Russia Grants Free E-Visas for Indonesians Visiting St. Petersburg and the Leningrad Region
Indonesians who love to travel abroad are no stranger to the ordeal of laborious visa applications, given that our passports are simply not powerful enough to take us very far. But an increasing number of countries have been more open to Indonesian tourists recently and starting tomorrow, Indonesian citizens are among those from 53 countries eligible for a free e-visa to enter Russia.
Russia’s Ministry of Foreign Affairs announced on their website that from Oct.1, tourists from 53 countries – a list which includes Malaysia, Singapore, India, and Japan – will be permitted to enter the country with an e-visa “through air, naval, automobile, and pedestrian checkpoints located in the territory of St. Petersburg and the Leningrad region” (they noted that entry and exit on e-visa are not yet available if you go by trains).

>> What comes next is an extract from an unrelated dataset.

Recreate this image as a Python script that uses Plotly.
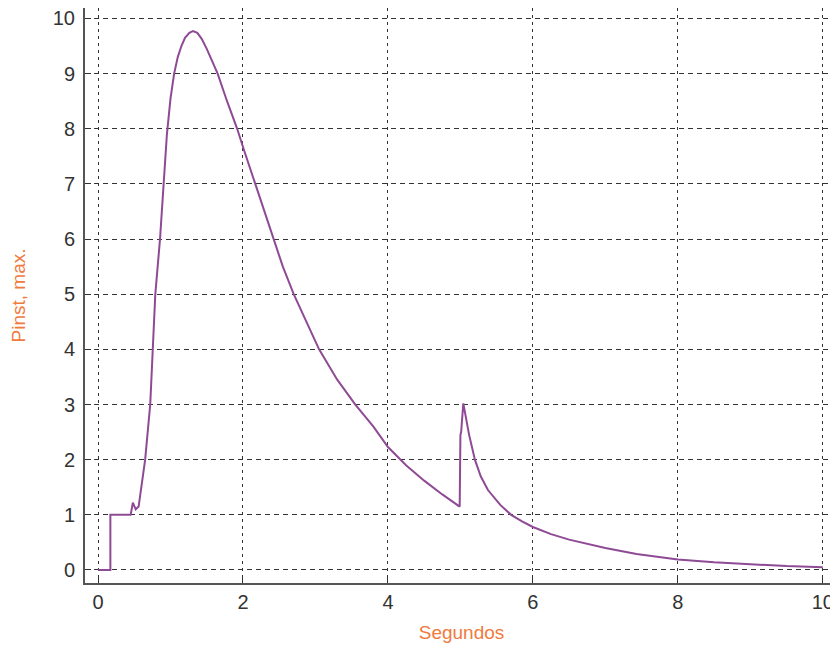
import plotly.graph_objects as go

# Time (s) and instantaneous max power values
t = [0.0, 0.17, 0.17, 0.45, 0.48, 0.52, 0.56, 0.60, 0.65, 0.72, 0.755, 0.79,
     0.855, 0.91, 0.95, 1.00, 1.05, 1.10, 1.15, 1.20, 1.26, 1.31, 1.37, 1.43,
     1.50, 1.57, 1.65, 1.78, 1.92, 2.00, 2.17, 2.30, 2.42, 2.55, 2.70, 2.87,
     3.05, 3.30, 3.55, 3.80, 4.00, 4.25, 4.50, 4.75, 4.99,
     5.00, 5.01, 5.04, 5.08, 5.12, 5.20, 5.28, 5.38, 5.45, 5.55, 5.70, 5.85,
     6.00, 6.25, 6.50, 7.00, 7.43, 8.00, 8.50, 9.00, 9.50, 10.0]
p = [0.0, 0.0, 1.0, 1.0, 1.22, 1.10, 1.15, 1.50, 2.0, 3.0, 4.0, 5.0,
     6.0, 7.0, 7.9, 8.55, 9.0, 9.3, 9.5, 9.65, 9.74, 9.77, 9.74, 9.63,
     9.45, 9.24, 9.0, 8.5, 8.0, 7.67, 7.0, 6.5, 6.0, 5.5, 5.0, 4.5,
     4.0, 3.45, 3.0, 2.6, 2.23, 1.9, 1.62, 1.37, 1.15,
     2.45, 2.50, 3.02, 2.75, 2.45, 2.00, 1.70, 1.45, 1.33, 1.18, 1.00, 0.88,
     0.78, 0.65, 0.55, 0.40, 0.29, 0.19, 0.14, 0.10, 0.07, 0.05]

x_ticks = [0, 2, 4, 6, 8, 10]
y_ticks = [0, 1, 2, 3, 4, 5, 6, 7, 8, 9, 10]

fig = go.Figure()
fig.add_trace(go.Scatter(x=t, y=p, mode="lines",
                         line=dict(color="#8e4a94", width=2),
                         showlegend=False))

tickfont = dict(family="Liberation Sans, Arial, sans-serif", size=20, color="#333333")
titlefont = dict(family="Liberation Sans, Arial, sans-serif", size=19, color="#f07a3c")

# page body adds an 8px offset, so the figure is sized 830x646
fig.update_layout(
    width=830, height=646,
    margin=dict(l=77, r=0, t=0, b=71),
    paper_bgcolor="white", plot_bgcolor="white",
    xaxis=dict(range=[-0.18, 10.21], tickvals=x_ticks, ticks="inside", ticklen=6,
               tickcolor="#333", showline=True, linecolor="#555", linewidth=2,
               showgrid=True, gridcolor="#333", gridwidth=1, griddash="3px,4px",
               zeroline=False, tickfont=tickfont, automargin=False,
               ticklabeloverflow="allow",
               title=dict(text="Segundos", font=titlefont, standoff=14)),
    yaxis=dict(range=[-0.236, 10.19], tickvals=y_ticks, ticks="inside", ticklen=6,
               tickcolor="#333", showline=True, linecolor="#555", linewidth=2,
               showgrid=True, gridcolor="#333", gridwidth=1, griddash="5px,4px",
               zeroline=False, tickfont=tickfont, automargin=False,
               ticklabelstandoff=4, ticklabeloverflow="allow",
               title=dict(text="Pinst, max.", font=titlefont, standoff=34)),
)

fig.write_html("out.html")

Indonesians were previously required to provide an invitation or confirmation letter as part of their Russian visa application, but the e-visa policy waives that requirement, saying tourists can simply fill in the application form on the website.
“There is no need to waste your free time or working hours to visit the consular agency during its business hours. The website works 24/7,” the ministry posted on the website, adding that the e-visa takes about four calendar days (including weekends and holidays) to be issued, and is free of charge.
Once issued, the single-entry e-visa will be valid for 30 days, permitting its holders to stay up to eight days from his/her date of entry, but within the validity period. It’s worth noting, however, that neither the e-visa validity nor permitted stay can be extended, as reported by Russian state news agency Russia Beyond.
“You can fill in an application form for an e-visa on this website not earlier than 20 days and no later than four days before the intended date of entry into the Russian Federation,” the report said.
The free e-visa is not only available for tourists but also travelers with business and humanitarian purposes at the Russian cultural capital and the country’s second-largest city after Moscow.